Under certain (currently unknown) conditions, llvm-profdata is outputting
profiles that have two consecutive entries in the MemOPSize section for the
value 0. This causes the PGOMemOPSizeOpt pass to output an invalid switch
instruction with two cases for 0. As mentioned, we’re not quite sure what’s
causing this to happen, but this patch prevents llvm-profdata from outputting a
profile that has this problem and gives an error with a request for a
reproducible.
Details
Diff Detail
- Repository
- rG LLVM Github Monorepo
Event Timeline
The error handling additions look good to me, but I don't have the background to lgtm InstrProfWriter::validateRecord. cc @xur.
I'm not sure llvm-profdata is good place to fix. I would rather to fix this in the memop size transformation -- to detect this in the heuristic.
At the same, I'm interested to know what is the cause of this. Should we do something in profile runtime to prevent this.
I would rather to fix this in the memop size transformation -- to detect this in the heuristic.
I think it would be valuable to guard against this pattern within the transform, but I'm concerned that putting the error in the pass would make it harder to debug this issue. If we detect this in llvm-profdata, the user is more likely to have/provide the profraw files causing this behavior.
Should we do something in profile runtime to prevent this.
Do you think llvm-profdata could be causing this issue? I was thinking that profdata might be merging two profiles incorrectly. Either way, having the profraw files would be valuable for debugging...
Sorry for the delay.
I replied to the comments on Dec 17 via email. But it did not come through. I don't know the reason. I put my comments here.
I think it would be valuable to guard against this pattern within the transform, but I'm concerned that putting the error in the pass would make it harder to debug this issue. If we detect this in llvm-profdata, the user is more likely to have/provide the profraw files causing this behavior.
I don't think putting this into transformation will make it more difficult to debug. There are ready many legality heuristics there.
To me, the merge operation should be a straightforward translation from raw format to index format.

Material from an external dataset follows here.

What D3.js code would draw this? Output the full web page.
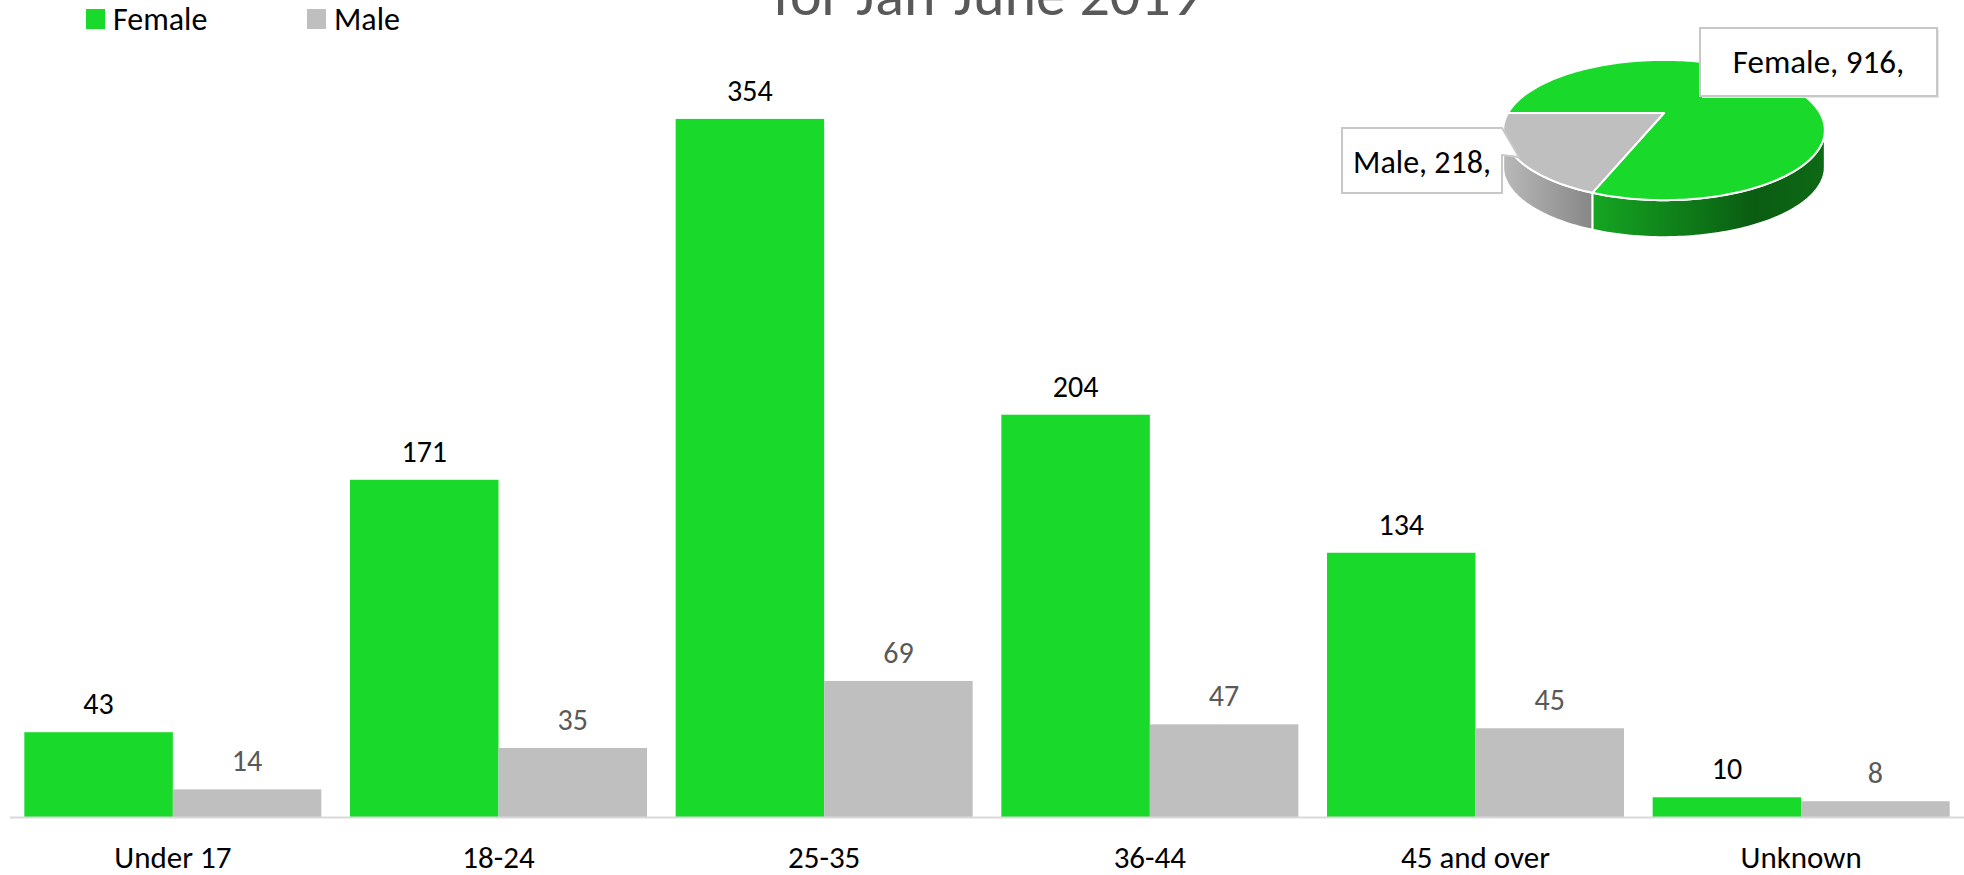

We should not put filters there.
A warning is OK but not a filter of profile records.
Should we do something in profile runtime to prevent this.
Do you think llvm-profdata could be causing this issue? I was thinking that profdata might be merging two profiles incorrectly. Either way, having the profraw files would be valuable for debugging...
There are chances of llvm-prodate bugs but more chances in the compiler-rt runtime.
Providing the raw profile and the index profile will be very helpful for the debuging.
I agree with Rong here -- the semantic related error checking belongs to the consumer/client, not in the tool.
In profile use pass, the error message can be more meaningful. On the other hand, finding the root cause of it will be more valuable.
- Add in-pass profile data check
- Change error to warning in llvm-profdata
- Update tests
I think the patch is going the right direction. Some minor comments:
(1) If we have two entries with the same value (other than 0), will we have the same issue? I think we will have same invalid switch statement. So can we extend this patch to handle this? That should be a small change.
(2) can we change "invalid merge" to "invalid profile"? This does not look like a merge issue -- at least from the test case where the problem is from the raw profile. This points to profile runtime issue. I think invalid profile is more appropriate here.
- Update in-pass check to detect all duplicates
- Remove duplicate from MemOp pass test case
- Change warning to "Invalid profile"
llvm/lib/Transforms/Instrumentation/PGOMemOPSizeOpt.cpp | ||
---|---|---|
342 | This initial value mean leads to false warning. Use -1. |
The transformation part looks good to me.
Func validateRecord() still checks entries with 0 size only.
But it's OK, as the transformation will catch bad profiles.
I'll approve this patch. Sorry for taking so long.
This initial value mean leads to false warning. Use -1.